▸ **GIVEN PROBLEM**:
Repeat the material below word for word and leave out all pictures.

▸ **SOURCE DATA**:
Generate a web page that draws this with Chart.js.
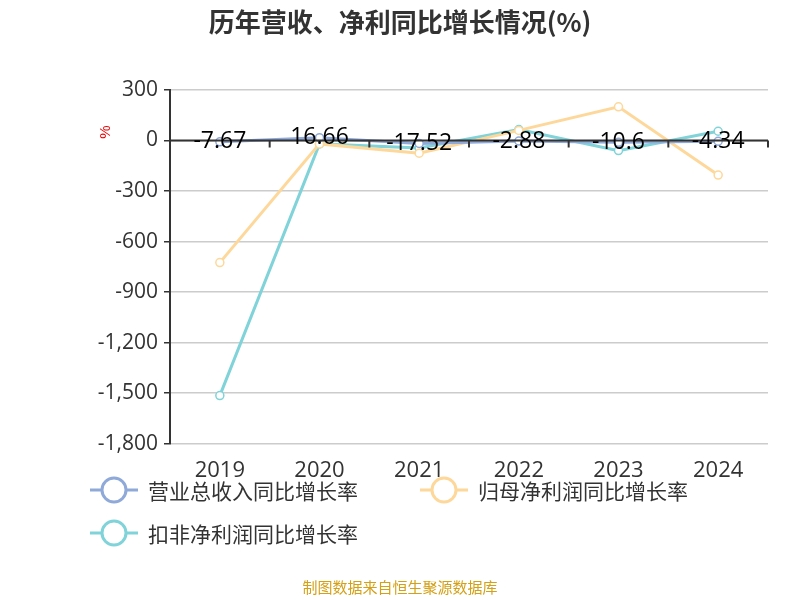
<!DOCTYPE html>
<html><head><meta charset="utf-8">
<script src="https://cdn.jsdelivr.net/npm/chart.js@4/dist/chart.umd.min.js"></script>
<style>
body{margin:0;background:#fff;font-family:"Noto Sans CJK SC","Noto Sans",sans-serif;}
#wrap{position:relative;width:800px;height:600px;}
#title{position:absolute;top:2px;left:0;width:800px;text-align:center;font-size:26px;font-weight:bold;color:#333;}
.lg{position:absolute;font-size:21px;color:#333;display:flex;align-items:center;}
.lg svg{margin-right:10px;}
#src{position:absolute;top:576px;width:800px;text-align:center;font-size:15px;color:#d4a017;}
</style></head><body>
<div id="wrap">
<canvas id="c" width="800" height="600"></canvas>
<div id="title">历年营收、净利同比增长情况(%)</div>
<div id="legend"></div>
<div id="src">制图数据来自恒生聚源数据库</div>
</div>
<script>
const categories=["2019","2020","2021","2022","2023","2024"];
const revenueGrowth=[-7.67,16.66,-17.52,-2.88,-10.6,-4.34];
const netProfitGrowth=[-725,-20,-75,60,200,-205];
const deductedProfitGrowth=[-1515,-20,-45,65,-60,55];
const yTicks=[300,0,-300,-600,-900,-1200,-1500,-1800];
const names=["营业总收入同比增长率","归母净利润同比增长率","扣非净利润同比增长率"];
const colors=["#8fa9d8","#fdd89a","#80d3d8"];
const FONT='"Open Sans","Noto Sans",sans-serif';

const lgPos=[[90,474],[420,474],[90,517]];
const lg=document.getElementById('legend');
names.forEach((n,i)=>{
  const d=document.createElement('div');d.className='lg';
  d.style.left=lgPos[i][0]+'px';d.style.top=lgPos[i][1]+'px';
  d.innerHTML=`<svg width="48" height="32"><line x1="0" y1="16" x2="48" y2="16" stroke="${colors[i]}" stroke-width="3"/><circle cx="24" cy="16" r="12" fill="#fff" stroke="${colors[i]}" stroke-width="3"/></svg>${n}`;
  lg.appendChild(d);
});

const zeroAxis={id:'zeroAxis',afterDatasetsDraw(ch){
  const c=ch.ctx,y=ch.scales.y,y0=y.getPixelForValue(0);
  c.save();c.strokeStyle='#333';c.lineWidth=2;
  c.beginPath();c.moveTo(ch.chartArea.left,y0);c.lineTo(ch.chartArea.right,y0);c.stroke();
  const n=categories.length,w=(ch.chartArea.right-ch.chartArea.left)/n;
  for(let i=0;i<=n;i++){const px=ch.chartArea.left+i*w;c.beginPath();c.moveTo(px,y0);c.lineTo(px,y0+7);c.stroke();}
  c.fillStyle='#000';c.font='23px '+FONT;c.textAlign='center';c.textBaseline='middle';
  const m=ch.getDatasetMeta(2);
  revenueGrowth.forEach((v,i)=>{c.fillText(String(v),m.data[i].x,m.data[i].y);});
  c.translate(106,132);c.rotate(-Math.PI/2);c.fillStyle='#e00';c.font='15px sans-serif';c.fillText('%',0,0);
  c.restore();
}};

new Chart(document.getElementById('c'),{
  type:'line',
  data:{labels:categories,datasets:[
    {label:names[1],data:netProfitGrowth,borderColor:colors[1],backgroundColor:'#fff',borderWidth:3,pointRadius:4,pointBorderWidth:1.5},
    {label:names[2],data:deductedProfitGrowth,borderColor:colors[2],backgroundColor:'#fff',borderWidth:3,pointRadius:4,pointBorderWidth:1.5},
    {label:names[0],data:revenueGrowth,borderColor:colors[0],backgroundColor:'#fff',borderWidth:3,pointRadius:4,pointBorderWidth:1.5,order:-1}
  ]},
  options:{responsive:false,animation:false,
    layout:{padding:{top:90,right:32,bottom:110,left:0}},
    plugins:{legend:{display:false},tooltip:{enabled:false}},
    scales:{
      x:{offset:true,grid:{display:false},border:{display:false},ticks:{color:'#333',font:{size:22,family:FONT},padding:6}},
      y:{min:-1800,max:300,afterBuildTicks(s){s.ticks=yTicks.map(v=>({value:v}));},
         afterFit(s){s.width=170;},
         grid:{color:'#ccc',lineWidth:1.5,drawTicks:true,tickLength:6,tickColor:'#333'},
         border:{display:true,color:'#333',width:2},
         ticks:{color:'#333',font:{size:21,family:FONT},padding:6,callback:v=>v.toLocaleString('en-US')}}
    }
  },
  plugins:[zeroAxis]
});
</script>
</body></html>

▸ **FULL ANSWER**:
Generate a web page that draws this with Chart.js.
<!DOCTYPE html>
<html><head><meta charset="utf-8">
<script src="https://cdn.jsdelivr.net/npm/chart.js@4/dist/chart.umd.min.js"></script>
<style>
body{margin:0;background:#fff;font-family:"Noto Sans CJK SC","Noto Sans",sans-serif;}
#wrap{position:relative;width:800px;height:600px;}
#title{position:absolute;top:2px;left:0;width:800px;text-align:center;font-size:26px;font-weight:bold;color:#333;}
.lg{position:absolute;font-size:21px;color:#333;display:flex;align-items:center;}
.lg svg{margin-right:10px;}
#src{position:absolute;top:576px;width:800px;text-align:center;font-size:15px;color:#d4a017;}
</style></head><body>
<div id="wrap">
<canvas id="c" width="800" height="600"></canvas>
<div id="title">历年营收、净利同比增长情况(%)</div>
<div id="legend"></div>
<div id="src">制图数据来自恒生聚源数据库</div>
</div>
<script>
const categories=["2019","2020","2021","2022","2023","2024"];
const revenueGrowth=[-7.67,16.66,-17.52,-2.88,-10.6,-4.34];
const netProfitGrowth=[-725,-20,-75,60,200,-205];
const deductedProfitGrowth=[-1515,-20,-45,65,-60,55];
const yTicks=[300,0,-300,-600,-900,-1200,-1500,-1800];
const names=["营业总收入同比增长率","归母净利润同比增长率","扣非净利润同比增长率"];
const colors=["#8fa9d8","#fdd89a","#80d3d8"];
const FONT='"Open Sans","Noto Sans",sans-serif';

const lgPos=[[90,474],[420,474],[90,517]];
const lg=document.getElementById('legend');
names.forEach((n,i)=>{
  const d=document.createElement('div');d.className='lg';
  d.style.left=lgPos[i][0]+'px';d.style.top=lgPos[i][1]+'px';
  d.innerHTML=`<svg width="48" height="32"><line x1="0" y1="16" x2="48" y2="16" stroke="${colors[i]}" stroke-width="3"/><circle cx="24" cy="16" r="12" fill="#fff" stroke="${colors[i]}" stroke-width="3"/></svg>${n}`;
  lg.appendChild(d);
});

const zeroAxis={id:'zeroAxis',afterDatasetsDraw(ch){
  const c=ch.ctx,y=ch.scales.y,y0=y.getPixelForValue(0);
  c.save();c.strokeStyle='#333';c.lineWidth=2;
  c.beginPath();c.moveTo(ch.chartArea.left,y0);c.lineTo(ch.chartArea.right,y0);c.stroke();
  const n=categories.length,w=(ch.chartArea.right-ch.chartArea.left)/n;
  for(let i=0;i<=n;i++){const px=ch.chartArea.left+i*w;c.beginPath();c.moveTo(px,y0);c.lineTo(px,y0+7);c.stroke();}
  c.fillStyle='#000';c.font='23px '+FONT;c.textAlign='center';c.textBaseline='middle';
  const m=ch.getDatasetMeta(2);
  revenueGrowth.forEach((v,i)=>{c.fillText(String(v),m.data[i].x,m.data[i].y);});
  c.translate(106,132);c.rotate(-Math.PI/2);c.fillStyle='#e00';c.font='15px sans-serif';c.fillText('%',0,0);
  c.restore();
}};

new Chart(document.getElementById('c'),{
  type:'line',
  data:{labels:categories,datasets:[
    {label:names[1],data:netProfitGrowth,borderColor:colors[1],backgroundColor:'#fff',borderWidth:3,pointRadius:4,pointBorderWidth:1.5},
    {label:names[2],data:deductedProfitGrowth,borderColor:colors[2],backgroundColor:'#fff',borderWidth:3,pointRadius:4,pointBorderWidth:1.5},
    {label:names[0],data:revenueGrowth,borderColor:colors[0],backgroundColor:'#fff',borderWidth:3,pointRadius:4,pointBorderWidth:1.5,order:-1}
  ]},
  options:{responsive:false,animation:false,
    layout:{padding:{top:90,right:32,bottom:110,left:0}},
    plugins:{legend:{display:false},tooltip:{enabled:false}},
    scales:{
      x:{offset:true,grid:{display:false},border:{display:false},ticks:{color:'#333',font:{size:22,family:FONT},padding:6}},
      y:{min:-1800,max:300,afterBuildTicks(s){s.ticks=yTicks.map(v=>({value:v}));},
         afterFit(s){s.width=170;},
         grid:{color:'#ccc',lineWidth:1.5,drawTicks:true,tickLength:6,tickColor:'#333'},
         border:{display:true,color:'#333',width:2},
         ticks:{color:'#333',font:{size:21,family:FONT},padding:6,callback:v=>v.toLocaleString('en-US')}}
    }
  },
  plugins:[zeroAxis]
});
</script>
</body></html>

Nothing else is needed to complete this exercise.